◆ Work instructions ◆
Gather every line from the entries below that includes "this".

◆ Given entries ◆
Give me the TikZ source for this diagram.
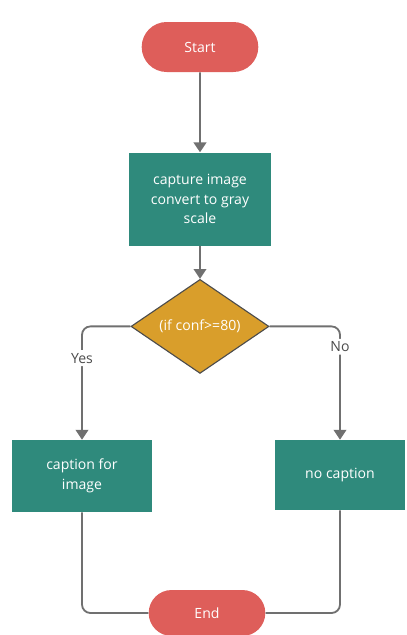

--

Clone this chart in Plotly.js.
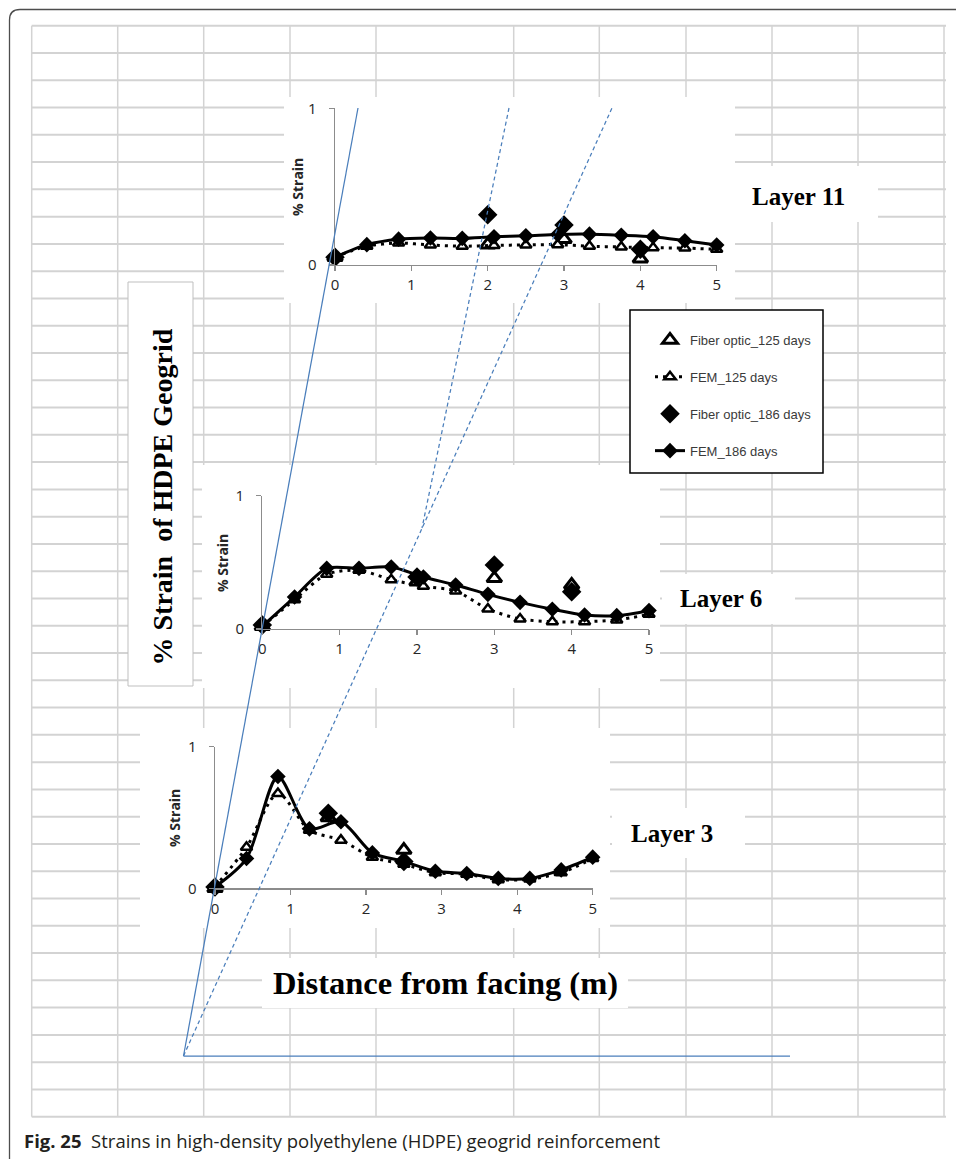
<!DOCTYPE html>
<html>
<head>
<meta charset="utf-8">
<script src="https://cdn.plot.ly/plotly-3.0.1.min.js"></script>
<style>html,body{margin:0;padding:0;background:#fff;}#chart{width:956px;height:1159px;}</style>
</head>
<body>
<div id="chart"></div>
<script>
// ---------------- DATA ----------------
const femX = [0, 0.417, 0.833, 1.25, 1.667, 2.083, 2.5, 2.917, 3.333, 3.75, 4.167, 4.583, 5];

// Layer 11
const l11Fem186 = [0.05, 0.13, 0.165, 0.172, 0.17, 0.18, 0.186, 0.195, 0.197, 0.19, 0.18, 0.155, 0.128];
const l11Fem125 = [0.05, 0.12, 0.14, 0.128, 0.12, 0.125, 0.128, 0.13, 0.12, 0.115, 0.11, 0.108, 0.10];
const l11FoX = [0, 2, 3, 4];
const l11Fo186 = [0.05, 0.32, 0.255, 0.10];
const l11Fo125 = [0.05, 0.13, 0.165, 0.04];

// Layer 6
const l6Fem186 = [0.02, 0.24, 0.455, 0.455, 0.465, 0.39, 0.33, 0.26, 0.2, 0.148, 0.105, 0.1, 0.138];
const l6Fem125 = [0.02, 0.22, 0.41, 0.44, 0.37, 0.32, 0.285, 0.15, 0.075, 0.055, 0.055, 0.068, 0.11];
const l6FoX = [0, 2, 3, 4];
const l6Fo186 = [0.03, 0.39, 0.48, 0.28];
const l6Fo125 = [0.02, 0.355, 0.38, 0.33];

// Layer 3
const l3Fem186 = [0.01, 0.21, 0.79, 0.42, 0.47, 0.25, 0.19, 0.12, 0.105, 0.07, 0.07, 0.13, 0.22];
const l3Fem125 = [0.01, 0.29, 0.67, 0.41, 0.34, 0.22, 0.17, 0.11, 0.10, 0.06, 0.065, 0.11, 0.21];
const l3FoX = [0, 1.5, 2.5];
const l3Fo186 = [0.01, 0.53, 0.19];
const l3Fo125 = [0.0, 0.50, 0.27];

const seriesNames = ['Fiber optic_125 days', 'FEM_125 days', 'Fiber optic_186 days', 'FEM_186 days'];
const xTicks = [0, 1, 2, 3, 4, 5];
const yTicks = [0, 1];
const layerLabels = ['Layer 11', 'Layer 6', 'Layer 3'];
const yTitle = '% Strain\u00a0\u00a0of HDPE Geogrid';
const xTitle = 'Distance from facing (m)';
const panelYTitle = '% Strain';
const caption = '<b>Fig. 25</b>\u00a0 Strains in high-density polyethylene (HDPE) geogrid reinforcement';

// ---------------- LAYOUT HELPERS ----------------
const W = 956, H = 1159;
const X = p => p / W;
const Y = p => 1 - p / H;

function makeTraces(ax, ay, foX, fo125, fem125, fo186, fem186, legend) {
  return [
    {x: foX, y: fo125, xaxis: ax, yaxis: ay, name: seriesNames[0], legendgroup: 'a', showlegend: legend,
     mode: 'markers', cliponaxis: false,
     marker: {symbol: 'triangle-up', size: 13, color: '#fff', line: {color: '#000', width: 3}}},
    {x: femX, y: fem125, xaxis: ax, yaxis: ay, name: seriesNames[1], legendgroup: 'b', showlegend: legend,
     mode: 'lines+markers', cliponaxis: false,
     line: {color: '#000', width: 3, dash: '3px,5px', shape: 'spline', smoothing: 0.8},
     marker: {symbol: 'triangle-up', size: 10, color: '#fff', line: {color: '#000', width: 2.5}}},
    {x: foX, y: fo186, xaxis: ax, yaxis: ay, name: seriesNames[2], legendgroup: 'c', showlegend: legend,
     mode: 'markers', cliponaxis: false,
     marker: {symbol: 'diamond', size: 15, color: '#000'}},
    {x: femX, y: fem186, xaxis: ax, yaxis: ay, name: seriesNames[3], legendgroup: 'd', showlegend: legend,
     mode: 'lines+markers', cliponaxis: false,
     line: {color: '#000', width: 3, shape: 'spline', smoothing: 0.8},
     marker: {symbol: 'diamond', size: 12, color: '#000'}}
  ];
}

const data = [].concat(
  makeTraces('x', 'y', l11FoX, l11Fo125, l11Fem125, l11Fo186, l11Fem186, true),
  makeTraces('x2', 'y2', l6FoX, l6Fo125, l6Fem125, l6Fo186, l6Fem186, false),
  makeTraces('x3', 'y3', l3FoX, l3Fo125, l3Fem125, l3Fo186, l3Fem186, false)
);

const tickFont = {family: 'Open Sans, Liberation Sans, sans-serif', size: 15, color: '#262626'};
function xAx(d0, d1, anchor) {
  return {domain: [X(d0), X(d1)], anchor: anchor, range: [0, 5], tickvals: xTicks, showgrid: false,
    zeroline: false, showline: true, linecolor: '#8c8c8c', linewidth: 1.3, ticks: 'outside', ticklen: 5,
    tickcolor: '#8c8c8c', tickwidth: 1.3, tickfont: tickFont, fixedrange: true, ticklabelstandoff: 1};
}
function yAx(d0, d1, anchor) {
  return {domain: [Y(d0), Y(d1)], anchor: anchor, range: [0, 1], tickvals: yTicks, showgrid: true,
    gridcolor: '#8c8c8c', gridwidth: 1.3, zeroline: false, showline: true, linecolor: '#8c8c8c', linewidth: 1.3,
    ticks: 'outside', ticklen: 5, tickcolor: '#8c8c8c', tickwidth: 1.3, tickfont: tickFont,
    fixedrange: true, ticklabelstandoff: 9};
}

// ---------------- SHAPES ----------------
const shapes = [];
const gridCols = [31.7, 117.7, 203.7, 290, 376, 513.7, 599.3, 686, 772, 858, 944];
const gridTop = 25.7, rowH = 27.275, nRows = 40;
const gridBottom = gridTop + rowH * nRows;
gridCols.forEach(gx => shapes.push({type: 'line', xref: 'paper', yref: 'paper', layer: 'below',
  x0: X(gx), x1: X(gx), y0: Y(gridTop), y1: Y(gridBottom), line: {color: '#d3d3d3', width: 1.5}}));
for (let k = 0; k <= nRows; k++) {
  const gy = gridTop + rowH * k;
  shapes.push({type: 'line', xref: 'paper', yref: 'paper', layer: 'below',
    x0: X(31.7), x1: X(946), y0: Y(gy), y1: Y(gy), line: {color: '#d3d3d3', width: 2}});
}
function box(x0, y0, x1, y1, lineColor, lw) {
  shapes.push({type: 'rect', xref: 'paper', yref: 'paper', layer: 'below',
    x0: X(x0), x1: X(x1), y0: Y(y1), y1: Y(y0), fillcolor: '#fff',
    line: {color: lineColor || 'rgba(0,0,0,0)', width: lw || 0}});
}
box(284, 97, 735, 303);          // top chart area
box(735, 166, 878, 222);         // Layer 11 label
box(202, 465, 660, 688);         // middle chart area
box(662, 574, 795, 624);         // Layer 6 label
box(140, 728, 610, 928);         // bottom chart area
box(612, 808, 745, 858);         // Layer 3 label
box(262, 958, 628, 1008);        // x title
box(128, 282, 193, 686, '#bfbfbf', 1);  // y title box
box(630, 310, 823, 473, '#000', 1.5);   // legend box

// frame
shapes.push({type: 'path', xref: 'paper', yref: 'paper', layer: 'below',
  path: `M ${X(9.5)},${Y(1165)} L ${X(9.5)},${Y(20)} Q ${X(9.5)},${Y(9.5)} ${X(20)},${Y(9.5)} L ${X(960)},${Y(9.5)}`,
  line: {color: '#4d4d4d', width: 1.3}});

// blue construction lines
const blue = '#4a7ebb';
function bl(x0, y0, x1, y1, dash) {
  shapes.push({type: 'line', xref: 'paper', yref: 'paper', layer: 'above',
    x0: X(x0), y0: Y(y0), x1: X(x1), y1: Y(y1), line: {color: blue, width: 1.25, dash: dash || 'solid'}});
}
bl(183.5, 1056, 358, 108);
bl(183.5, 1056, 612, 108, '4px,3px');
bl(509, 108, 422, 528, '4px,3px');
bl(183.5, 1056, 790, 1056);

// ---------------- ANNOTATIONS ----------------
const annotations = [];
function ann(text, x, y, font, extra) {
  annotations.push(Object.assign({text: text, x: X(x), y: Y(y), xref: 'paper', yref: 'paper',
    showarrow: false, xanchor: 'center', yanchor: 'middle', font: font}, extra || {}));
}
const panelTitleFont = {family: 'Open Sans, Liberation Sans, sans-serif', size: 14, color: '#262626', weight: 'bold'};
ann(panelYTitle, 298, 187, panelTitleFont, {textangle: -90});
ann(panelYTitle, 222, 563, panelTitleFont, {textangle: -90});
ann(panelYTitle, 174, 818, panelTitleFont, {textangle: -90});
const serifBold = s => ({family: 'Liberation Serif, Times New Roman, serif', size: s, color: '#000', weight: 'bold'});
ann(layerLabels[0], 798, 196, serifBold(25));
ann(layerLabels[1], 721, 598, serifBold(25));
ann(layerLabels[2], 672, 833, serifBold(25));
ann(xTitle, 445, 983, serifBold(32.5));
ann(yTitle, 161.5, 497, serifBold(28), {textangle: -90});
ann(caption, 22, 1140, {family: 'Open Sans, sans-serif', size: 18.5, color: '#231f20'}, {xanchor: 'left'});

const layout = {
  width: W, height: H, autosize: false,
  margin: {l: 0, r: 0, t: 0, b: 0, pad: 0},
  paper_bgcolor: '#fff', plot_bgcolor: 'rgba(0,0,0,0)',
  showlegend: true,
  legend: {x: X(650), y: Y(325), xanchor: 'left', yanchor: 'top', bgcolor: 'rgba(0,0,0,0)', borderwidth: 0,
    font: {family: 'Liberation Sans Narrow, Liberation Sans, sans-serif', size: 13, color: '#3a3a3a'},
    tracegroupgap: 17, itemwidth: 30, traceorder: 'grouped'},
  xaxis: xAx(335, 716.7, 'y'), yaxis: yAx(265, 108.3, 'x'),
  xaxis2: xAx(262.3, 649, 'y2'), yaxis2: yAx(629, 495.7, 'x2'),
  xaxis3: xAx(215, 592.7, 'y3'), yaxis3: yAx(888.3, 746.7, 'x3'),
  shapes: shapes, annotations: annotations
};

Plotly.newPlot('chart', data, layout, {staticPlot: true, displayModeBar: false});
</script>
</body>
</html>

◆ Written response ◆
Give me the TikZ source for this diagram.
Clone this chart in Plotly.js.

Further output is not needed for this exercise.